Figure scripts

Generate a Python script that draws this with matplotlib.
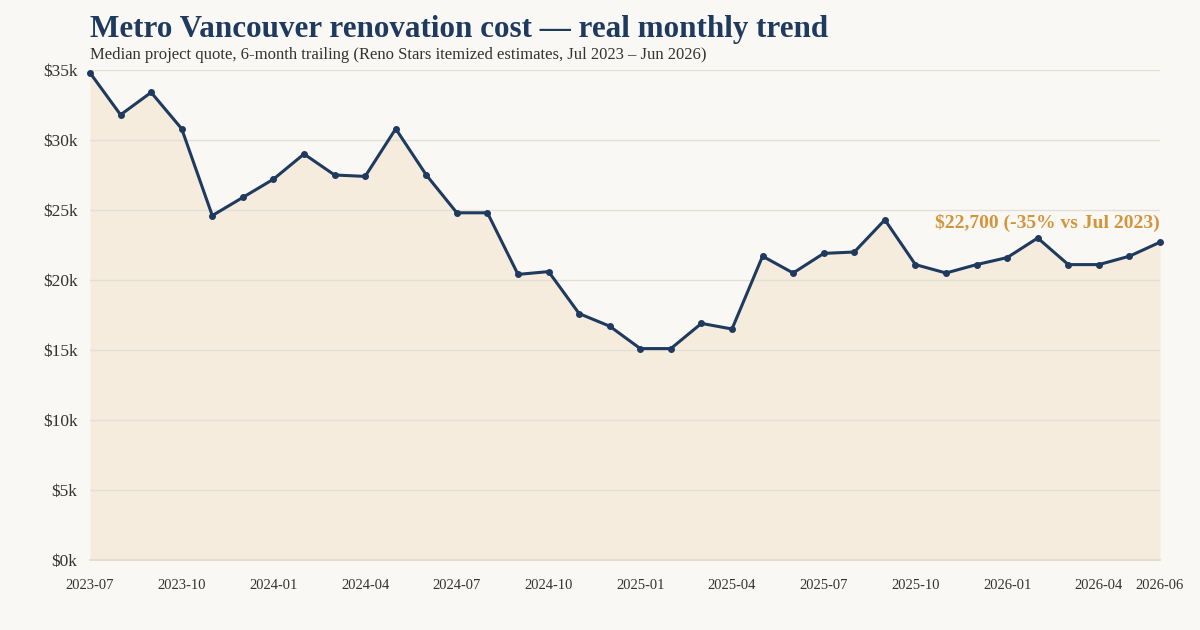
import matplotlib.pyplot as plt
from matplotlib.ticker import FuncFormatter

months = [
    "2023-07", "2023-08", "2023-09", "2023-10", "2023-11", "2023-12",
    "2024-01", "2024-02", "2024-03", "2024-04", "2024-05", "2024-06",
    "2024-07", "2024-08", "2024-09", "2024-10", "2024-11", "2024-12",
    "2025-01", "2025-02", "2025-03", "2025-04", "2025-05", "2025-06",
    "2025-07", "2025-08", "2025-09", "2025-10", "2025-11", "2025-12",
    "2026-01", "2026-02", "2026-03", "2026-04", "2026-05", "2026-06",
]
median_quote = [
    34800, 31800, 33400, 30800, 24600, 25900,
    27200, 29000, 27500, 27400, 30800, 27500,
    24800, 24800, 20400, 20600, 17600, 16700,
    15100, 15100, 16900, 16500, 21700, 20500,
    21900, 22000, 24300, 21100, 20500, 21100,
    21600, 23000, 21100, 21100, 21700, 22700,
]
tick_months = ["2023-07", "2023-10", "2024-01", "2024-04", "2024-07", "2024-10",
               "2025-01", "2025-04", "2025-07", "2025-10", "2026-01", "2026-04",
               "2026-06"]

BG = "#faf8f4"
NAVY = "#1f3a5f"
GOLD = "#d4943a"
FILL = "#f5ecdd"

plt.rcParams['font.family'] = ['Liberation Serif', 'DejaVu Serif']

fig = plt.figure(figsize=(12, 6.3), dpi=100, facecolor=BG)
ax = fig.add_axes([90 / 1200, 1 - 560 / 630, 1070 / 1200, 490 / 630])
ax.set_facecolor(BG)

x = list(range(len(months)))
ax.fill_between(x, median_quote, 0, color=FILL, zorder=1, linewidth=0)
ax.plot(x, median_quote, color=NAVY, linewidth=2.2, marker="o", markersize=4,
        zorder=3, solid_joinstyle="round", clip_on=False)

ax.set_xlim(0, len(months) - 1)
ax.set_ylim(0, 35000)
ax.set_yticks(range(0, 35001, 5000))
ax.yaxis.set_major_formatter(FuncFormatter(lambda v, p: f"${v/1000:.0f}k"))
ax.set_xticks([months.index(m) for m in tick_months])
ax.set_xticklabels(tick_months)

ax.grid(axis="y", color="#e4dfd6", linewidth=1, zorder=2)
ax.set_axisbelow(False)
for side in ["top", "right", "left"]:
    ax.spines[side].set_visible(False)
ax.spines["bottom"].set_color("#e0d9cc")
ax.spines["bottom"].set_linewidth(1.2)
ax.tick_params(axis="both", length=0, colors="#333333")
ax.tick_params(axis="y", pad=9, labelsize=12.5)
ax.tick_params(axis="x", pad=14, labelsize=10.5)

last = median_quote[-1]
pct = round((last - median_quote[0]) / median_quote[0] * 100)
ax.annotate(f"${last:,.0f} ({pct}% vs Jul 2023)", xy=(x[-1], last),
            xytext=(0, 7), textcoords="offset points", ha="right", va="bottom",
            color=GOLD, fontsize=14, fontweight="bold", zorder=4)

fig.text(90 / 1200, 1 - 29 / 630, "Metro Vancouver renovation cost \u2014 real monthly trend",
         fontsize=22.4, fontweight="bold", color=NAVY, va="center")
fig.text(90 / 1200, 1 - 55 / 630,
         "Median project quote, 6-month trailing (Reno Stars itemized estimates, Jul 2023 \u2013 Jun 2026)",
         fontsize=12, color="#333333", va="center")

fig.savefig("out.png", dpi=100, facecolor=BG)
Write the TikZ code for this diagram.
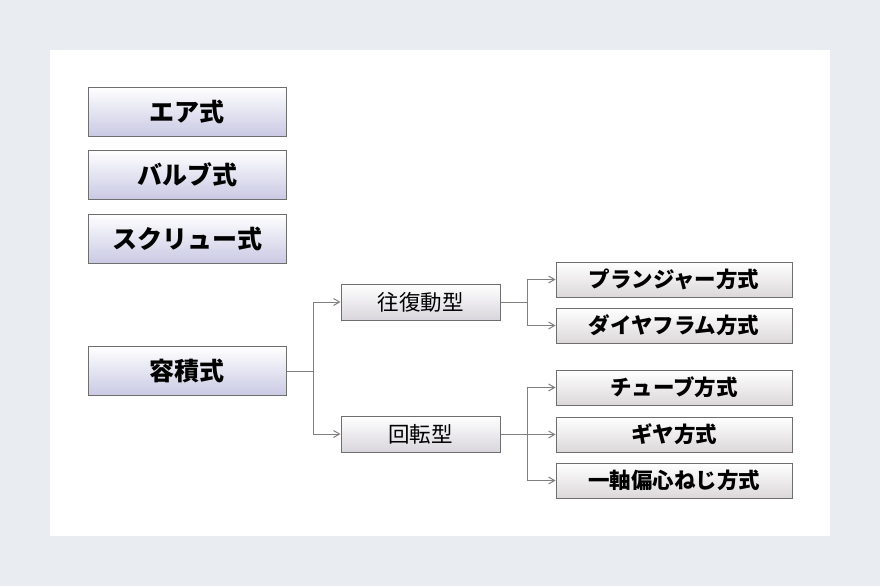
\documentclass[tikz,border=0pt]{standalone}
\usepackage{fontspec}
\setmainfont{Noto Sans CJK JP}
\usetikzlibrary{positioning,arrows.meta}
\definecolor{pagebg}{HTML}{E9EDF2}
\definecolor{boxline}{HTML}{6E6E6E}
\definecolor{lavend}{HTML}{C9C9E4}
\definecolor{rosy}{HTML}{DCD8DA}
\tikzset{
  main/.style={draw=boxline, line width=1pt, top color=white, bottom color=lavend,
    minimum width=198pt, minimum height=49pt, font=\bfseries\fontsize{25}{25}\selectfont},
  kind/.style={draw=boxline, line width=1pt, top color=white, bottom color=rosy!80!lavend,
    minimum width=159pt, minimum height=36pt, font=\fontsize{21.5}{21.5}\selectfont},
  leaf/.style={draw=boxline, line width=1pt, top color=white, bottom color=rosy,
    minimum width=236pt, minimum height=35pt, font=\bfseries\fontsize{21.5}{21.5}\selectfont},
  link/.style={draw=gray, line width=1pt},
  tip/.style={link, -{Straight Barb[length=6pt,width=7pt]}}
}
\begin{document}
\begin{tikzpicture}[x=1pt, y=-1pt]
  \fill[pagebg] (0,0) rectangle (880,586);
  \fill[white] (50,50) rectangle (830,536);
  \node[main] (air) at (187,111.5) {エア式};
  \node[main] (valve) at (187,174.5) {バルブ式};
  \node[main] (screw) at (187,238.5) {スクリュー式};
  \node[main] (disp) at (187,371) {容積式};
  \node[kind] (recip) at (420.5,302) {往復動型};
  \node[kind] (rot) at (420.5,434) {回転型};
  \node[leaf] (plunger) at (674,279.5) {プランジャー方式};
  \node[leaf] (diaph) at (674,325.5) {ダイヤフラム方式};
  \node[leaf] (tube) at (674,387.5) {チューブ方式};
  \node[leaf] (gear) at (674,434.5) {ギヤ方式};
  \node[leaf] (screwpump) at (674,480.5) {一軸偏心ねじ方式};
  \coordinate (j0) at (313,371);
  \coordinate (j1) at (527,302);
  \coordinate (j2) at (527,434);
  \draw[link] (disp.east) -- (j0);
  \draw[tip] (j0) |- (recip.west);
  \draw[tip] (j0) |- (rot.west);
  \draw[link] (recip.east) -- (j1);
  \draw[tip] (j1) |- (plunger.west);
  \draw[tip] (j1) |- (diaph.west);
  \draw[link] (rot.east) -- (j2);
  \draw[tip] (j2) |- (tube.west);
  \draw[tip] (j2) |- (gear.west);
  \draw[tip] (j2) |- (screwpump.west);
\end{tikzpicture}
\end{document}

• [Your goal]
Set down word for word the lines from the first entry through the line with "from matplotlib.ticker import FuncFormatter", both included, omitting pictures.

• [Result of this task]
Generate a Python script that draws this with matplotlib.
import matplotlib.pyplot as plt
from matplotlib.ticker import FuncFormatter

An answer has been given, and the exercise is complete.